For the past few weeks, I’ve been hearing broadly two kinds of viewer responses to Sairat , Nagraj Manjule’s Marathi film that’s shattering box-office records in India (more power to that, and may it shake the 100-crore Bollywood club out of its arrogance). One view is a slightly carping: “It’s like two different films in one!” The other is unequivocal admiration about how real the film is and how great an example of realism in cinema. (The predominant response, of course, is the unpretentious adulation of the regular cinegoer who’s made Sairat the smash hit it is.)

The first response, about the film being disconcertingly different before and after the interval, isn’t unexpected. Swept by the mood and inching conflict of the first half, viewers expect the movie to proceed towards a heady climax, but are slightly disconcerted when it instead settles into a sort of bleak neo-realistic groove portraying the young couple’s eye-opening life post the euphoria. There have been love stories like this before, the best known perhaps being Mani Ratnam’s Alaipayuthey , remade later as Saathiya. However, it did not alter its core sur as radically as Manjule does. The fact that it unsettles us betrays something about us as an audience: we’re too pleasure-seeking, too used to pre-digested, pat storylines to be able to take a drastic changing of tracks in our stride.

The second viewer response — about how Sairat is a great example of realistic cinema — was what interested me more. There’s no textbook definition of realism in cinema — it’s a contentious issue among film theorists — but there are a few givens. A lack of contrivance (obviously), no songs and dances (duh), non-professional actors, unobtrusive camerawork, no mechanical plotting and a social fabric that is larger than the ‘story’. Sairat has a couple of these points. It is based on a bitter s ocial truth and has very real locales and non-professional actors (truly amazing ones). The narrative, however, is fairly plotted — apart from the deliberately Bollywoodish first half with its songs and slo-mo picturisations, even the ‘realistic’ second half has the jarring plot trope of a stranger coming out of nowhere to rescue the young couple from imminent danger and giving them shelter.
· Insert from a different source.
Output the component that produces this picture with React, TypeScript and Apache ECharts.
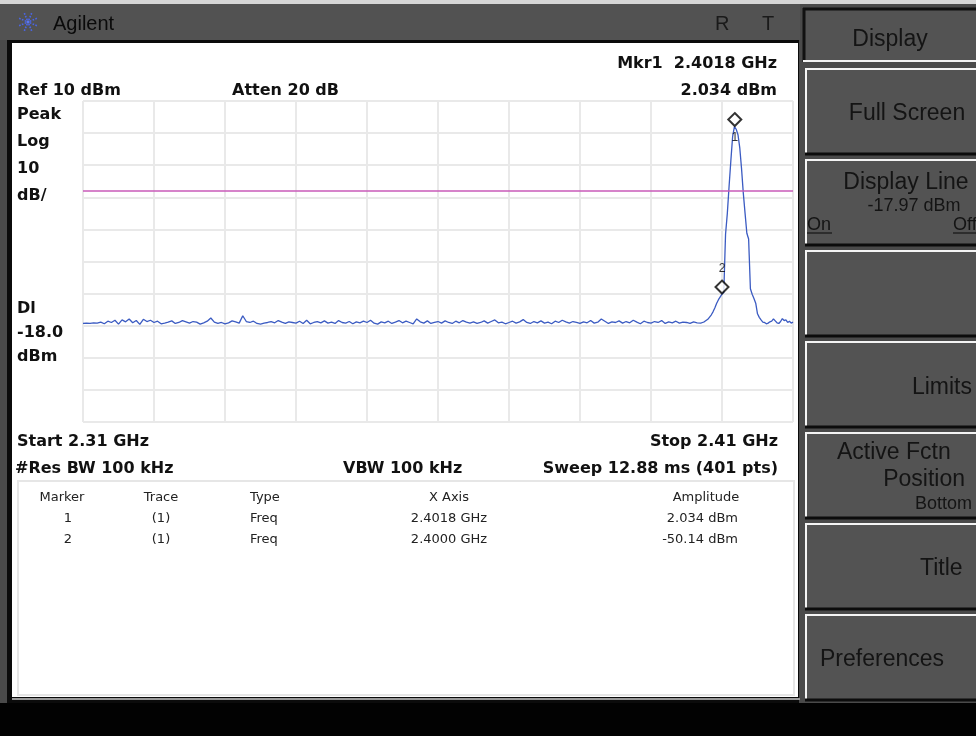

However, the mix of styles is clearly intentional. Manjule, by blending the Bollywood treatment of the first half with the verisimilitude of the second, and strewing larger social observations and subtext through both, achieves something greater than kitchen-sink realism.

World cinema has types and types of realism, some of the more experimental varieties bordering on the outlandish. Andy Warhol’s 1963 film Sleep , for instance, only had footage of his friend sleeping for five hours (not surprisingly, half of the nine people who attended the premiere are said to have walked out). Abbas Kiarostami’s 2008 film Shirin was just a series of close-ups of women watching a film. Danish filmmaker Lars von Trier’s The Idiots encompassed deliberate continuity errors and glimpses of a boom mike and the movie camera in the frame — the idea presumably being that even filming the truth was manipulating it, and hence the audience had to be let in on the very process of making the film.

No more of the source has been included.